According to the report in Der Spiegel, the plan would call for sending reconnaissance flights, deploying thousands of U.N. soldiers and tripling the number of weapons inspectors. The vigorous U.N. presence would sideline Saddam, allowing subordinates like Tariq Aziz to "gain more influence" without directly toppling the Iraqi leader, the magazine said.

The proposal would be presented to U.N. Security Council when it meets Feb. 14 to hear a report from U.N. chief weapons inspector Hans Blix.

Struck said Germany would be prepared to send U.N. soldiers to Iraq under such a plan. "We could participate, but we must wait to see how many U.N. soldiers the United Nations would want," the defense minister said.

Speaking at the security conference, Struck said parts of the media reports on the plan were incorrect but he did not elaborate. Aides in the defense ministry said the reports caught Struck by surprise, indicating he had not been fully briefed himself.
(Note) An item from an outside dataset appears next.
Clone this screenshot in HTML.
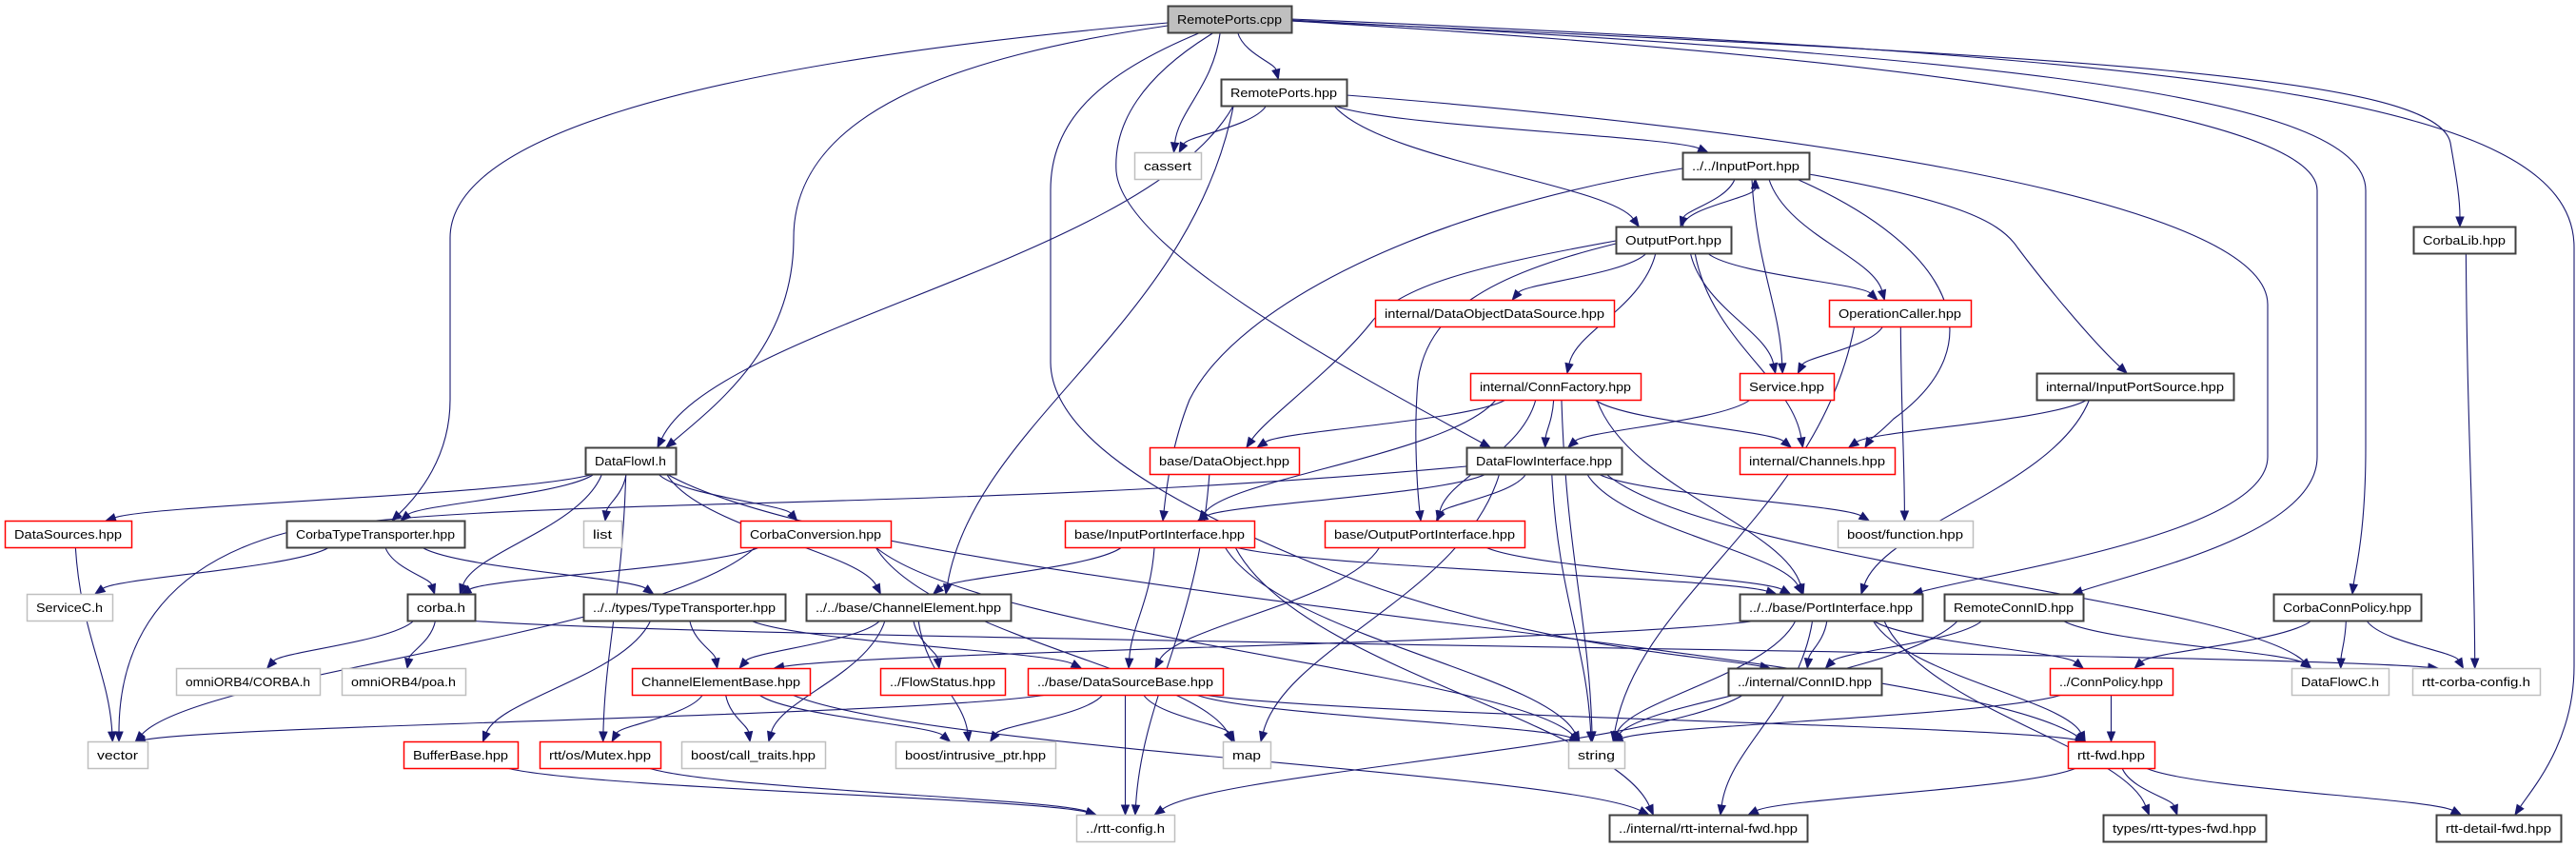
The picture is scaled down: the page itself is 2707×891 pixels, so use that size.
<!DOCTYPE html>
<html><head><meta charset="utf-8"><style>
html,body{margin:0;padding:0;background:#fff;width:2707px;height:891px;overflow:hidden}
svg{display:block}
text{font-family:"Liberation Sans",sans-serif;font-size:13px;fill:#000}
</style></head><body>
<svg id="g" width="2707" height="891" viewBox="0 0 2707 891" xmlns="http://www.w3.org/2000/svg">
<g id="edges" fill="none" stroke="#191970" stroke-width="1.1"></g>
<g id="heads" fill="#191970" stroke="#191970"></g>
<g id="nodes"></g>
</svg>
<script>
var T=[6,83,160,238,315,392,470,547,624,702,779,856],H=28;
var N={
cpp:["RemotePorts.cpp",1227,1357,0,"c"],
rph:["RemotePorts.hpp",1283,1415,1,"b"],
cas:["cassert",1192,1262,2,"g"],
inp:["../../InputPort.hpp",1768,1901,2,"b"],
outp:["OutputPort.hpp",1698,1819,3,"b"],
cbl:["CorbaLib.hpp",2536,2643,3,"b"],
dods:["internal/DataObjectDataSource.hpp",1445,1696,4,"r"],
opc:["OperationCaller.hpp",1922,2071,4,"r"],
cf:["internal/ConnFactory.hpp",1545,1724,5,"r"],
svc:["Service.hpp",1828,1927,5,"r"],
ips:["internal/InputPortSource.hpp",2140,2347,5,"b"],
dfi:["DataFlowI.h",615,710,6,"b"],
dob:["base/DataObject.hpp",1208,1365,6,"r"],
dfif:["DataFlowInterface.hpp",1541,1704,6,"b"],
chn:["internal/Channels.hpp",1828,1991,6,"r"],
dsrc:["DataSources.hpp",5,138,7,"r"],
ctt:["CorbaTypeTransporter.hpp",301,488,7,"b"],
lst:["list",613,653,7,"g"],
cconv:["CorbaConversion.hpp",778,936,7,"r"],
ipi:["base/InputPortInterface.hpp",1119,1318,7,"r"],
opi:["base/OutputPortInterface.hpp",1392,1602,7,"r"],
bfn:["boost/function.hpp",1931,2073,7,"g"],
svch:["ServiceC.h",28,118,8,"g"],
crb:["corba.h",428,499,8,"b"],
tt:["../../types/TypeTransporter.hpp",613,825,8,"b"],
ce:["../../base/ChannelElement.hpp",847,1062,8,"b"],
pi:["../../base/PortInterface.hpp",1828,2020,8,"b"],
rcid:["RemoteConnID.hpp",2043,2189,8,"b"],
ccp:["CorbaConnPolicy.hpp",2389,2544,8,"b"],
oc:["omniORB4/CORBA.h",185,336,9,"g"],
poa:["omniORB4/poa.h",359,489,9,"g"],
ceb:["ChannelElementBase.hpp",664,851,9,"r"],
fs:["../FlowStatus.hpp",925,1056,9,"r"],
dsb:["../base/DataSourceBase.hpp",1080,1285,9,"r"],
cid:["../internal/ConnID.hpp",1816,1977,9,"b"],
cp:["../ConnPolicy.hpp",2154,2283,9,"r"],
dfc:["DataFlowC.h",2408,2510,9,"g"],
rcc:["rtt-corba-config.h",2535,2669,9,"g"],
vec:["vector",92,155,10,"g"],
bb:["BufferBase.hpp",424,544,10,"r"],
mtx:["rtt/os/Mutex.hpp",567,694,10,"r"],
bct:["boost/call_traits.hpp",716,867,10,"g"],
bip:["boost/intrusive_ptr.hpp",941,1109,10,"g"],
map:["map",1285,1335,10,"g"],
str:["string",1648,1707,10,"g"],
rf:["rtt-fwd.hpp",2173,2264,10,"r"],
rc:["../rtt-config.h",1131,1234,11,"g"],
rif:["../internal/rtt-internal-fwd.hpp",1691,1899,11,"b"],
rtf:["types/rtt-types-fwd.hpp",2210,2381,11,"b"],
rdf:["rtt-detail-fwd.hpp",2560,2691,11,"b"]
};
var P={
"cpp cid":[1262,34, 1150,80,1104,130,1104,200, 1104,260,1104,320,1104,380, 1104,450,1200,520,1400,600, 1600,680,1800,690,1860,702],
"cpp dfif":[1276,34, 1200,80,1170,130,1173,180, 1180,260,1400,380,1566,470],
"cpp dfi":[1227,27, 1000,60,834,120,834,250, 834,360,760,420,700,470],
"cpp ctt":[1227,24, 700,70,473,150,473,250, 473,320,473,370,473,420, 473,480,440,520,412,547],
"rph pi":[1415,100, 1800,130,2383,200,2383,320, 2383,380,2383,420,2383,480, 2383,560,2100,600,2010,624],
"cpp rcid":[1357,22, 2000,60,2435,120,2435,200, 2435,300,2435,400,2435,480, 2435,560,2250,600,2178,624],
"cpp ccp":[1357,21, 2100,60,2486,100,2486,200, 2486,300,2486,400,2486,470, 2486,560,2475,600,2472,624],
"cpp cbl":[1357,22, 2200,60,2560,80,2575,150, 2582,190,2585,210,2585,238],
"cpp rdf":[1357,20, 2300,60,2705,100,2705,260, 2705,400,2705,550,2705,700, 2705,780,2660,830,2643,856],
"inp ipi":[1768,177, 1500,220,1300,320,1250,420, 1230,470,1225,520,1222,547],
"outp dob":[1698,253, 1550,280,1470,300,1440,340, 1400,390,1330,440,1310,470],
"outp opi":[1698,256, 1560,290,1500,330,1490,400, 1485,460,1490,520,1493,547],
"dfif vec":[1541,490, 1000,540,500,520,300,560, 150,600,125,700,125,779],
"inp chn":[1890,189, 2050,260,2100,360,1990,440, 1975,455,1965,462,1960,470],
"inp ips":[1901,183, 2050,210,2100,230,2120,260, 2150,300,2200,360,2235,392]
};
var E=("cpp rph,cpp cas,cpp dfi,cpp ctt,cpp dfif,cpp cid,cpp rcid,cpp ccp,cpp cbl,cpp rdf,"+
"rph cas,rph dfi,rph ce,rph outp,rph inp,rph pi,"+
"inp outp,outp inp,inp ipi,inp svc,inp opc,inp chn,inp ips,"+
"outp dods,outp cf,outp svc,outp opc,outp chn,outp dob,outp opi,"+
"opc svc,opc bfn,opc str,svc dfif,ips chn,ips pi,"+
"cf dob,cf ipi,cf opi,cf chn,cf pi,cf str,cf dfif,"+
"dfif ipi,dfif opi,dfif bfn,dfif str,dfif map,dfif vec,dfif pi,dfif dfc,"+
"dfi dsrc,dfi ctt,dfi lst,dfi cconv,dfi crb,dfi ce,dfi mtx,dfi rf,"+
"ctt svch,ctt crb,ctt tt,dsrc vec,cconv crb,cconv vec,cconv map,cconv str,"+
"crb oc,crb poa,crb rcc,tt ceb,tt bb,tt dsb,ce ceb,ce fs,ce bct,ce bip,"+
"ceb mtx,ceb bct,ceb bip,ceb rif,bb rc,mtx rc,dob rc,"+
"ipi ce,ipi dsb,ipi pi,ipi str,ipi rif,opi dsb,opi pi,"+
"dsb vec,dsb bip,dsb map,dsb str,dsb rc,dsb rf,"+
"pi cid,pi cp,pi rf,pi str,pi rif,pi ceb,pi rtf,rcid cid,rcid dfc,rcid str,cid rc,"+
"ccp cp,ccp dfc,ccp rcc,cbl rcc,cp rf,cp str,rf rif,rf rtf,rf rdf").split(",");
var ns="http://www.w3.org/2000/svg";
function el(t,a,p){var e=document.createElementNS(ns,t);for(var k in a)e.setAttribute(k,a[k]);p.appendChild(e);return e;}
var gn=document.getElementById("nodes"),ge=document.getElementById("edges"),gh=document.getElementById("heads");
for(var k in N){var n=N[k],y=T[n[3]],w=n[2]-n[1];
 var st={b:"#404040",r:"#ff0000",g:"#bfbfbf",c:"#404040"}[n[4]];
 el("rect",{x:n[1]+.5,y:y+.5,width:w,height:H,fill:n[4]=="c"?"#bfbfbf":"#fff",stroke:st,"stroke-width":(n[4]=="b"||n[4]=="c")?2:1.5},gn);
 var t=el("text",{x:(n[1]+n[2])/2,y:y+19,"text-anchor":"middle",textLength:Math.max(w-20,8),lengthAdjust:"spacingAndGlyphs"},gn);
 t.textContent=n[0];}
function draw(pts){
 var m=pts.length,tx=pts[m-2],ty=pts[m-1],c2x=pts[m-4],c2y=pts[m-3];
 var dx=tx-c2x,dd=ty-c2y,L=Math.sqrt(dx*dx+dd*dd)||1;dx/=L;dd/=L;
 var ex=tx-dx*10,ey=ty-dd*10;
 var d="M"+pts[0]+","+pts[1];
 for(var i=2;i<m;i+=6){var last=(i+6>=m);
  d+=" C"+pts[i]+","+pts[i+1]+" "+pts[i+2]+","+pts[i+3]+" "+(last?ex:pts[i+4])+","+(last?ey:pts[i+5]);}
 el("path",{d:d},ge);
 el("polygon",{points:tx+","+ty+" "+(ex-dd*4)+","+(ey+dx*4)+" "+(ex+dd*4)+","+(ey-dx*4)},gh);
}
E.forEach(function(s){
 if(P[s]){draw(P[s]);return;}
 var p=s.split(" "),a=N[p[0]],b=N[p[1]];
 var acx=(a[1]+a[2])/2,bcx=(b[1]+b[2])/2,aw=(a[2]-a[1])/2,bw=(b[2]-b[1])/2;
 var sx,sy,tx,ty,c1x,c1y,c2x,c2y;
 if(b[3]>a[3]){
  sx=acx+Math.max(-aw*.8,Math.min(aw*.8,(bcx-acx)*.15));sy=T[a[3]]+H;
  tx=bcx+Math.max(-bw*.6,Math.min(bw*.6,(acx-bcx)*.1));ty=T[b[3]];
  var dy=ty-sy;c1x=sx+(tx-sx)*.15;c1y=sy+dy*.45;c2x=tx-(tx-sx)*.1;c2y=ty-dy*.35;
 } else {
  sx=acx+10;sy=T[a[3]];tx=bcx+10;ty=T[b[3]]+H;var dy=ty-sy;
  c1x=sx;c1y=sy+dy*.4;c2x=tx;c2y=ty-dy*.4;
 }
 draw([sx,sy,c1x,c1y,c2x,c2y,tx,ty]);
});
</script>
</body></html>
"The starting point is the French initiative to increase the number of inspectors in order to give them a better chance to succeed," Struck told the conference, which brought together several hundred top government officials and security experts in the southern German city.

German Chancellor Gerhard Schroeder was to discuss the plan later Sunday with Russian President Vladimir Putin in Berlin and planned to present details to lawmakers on Thursday.

In Munich, Russian Defense Minister Sergei Ivanov said his country has highly skilled inspectors and reconnaissance plans that could participate in a reinforced inspections regime in Iraq.

But some experts at the 39th annual defense conference gave the plan a cold reception.

Lord Powell, a former adviser to British Prime Minister Margaret Thatcher, said increasing the number of inspectors would not help prove the existence of Saddam's arsenal because "their role is not one of a detective, but one of an auditor."

"It is hard to think of anything less helpful," Powell said of the Franco-German proposal.

"The effect would be to protect Saddam Hussein. It would provide a shield for him behind which he could go about his activities. And it would greatly highlight the disarray between Europe and the United States."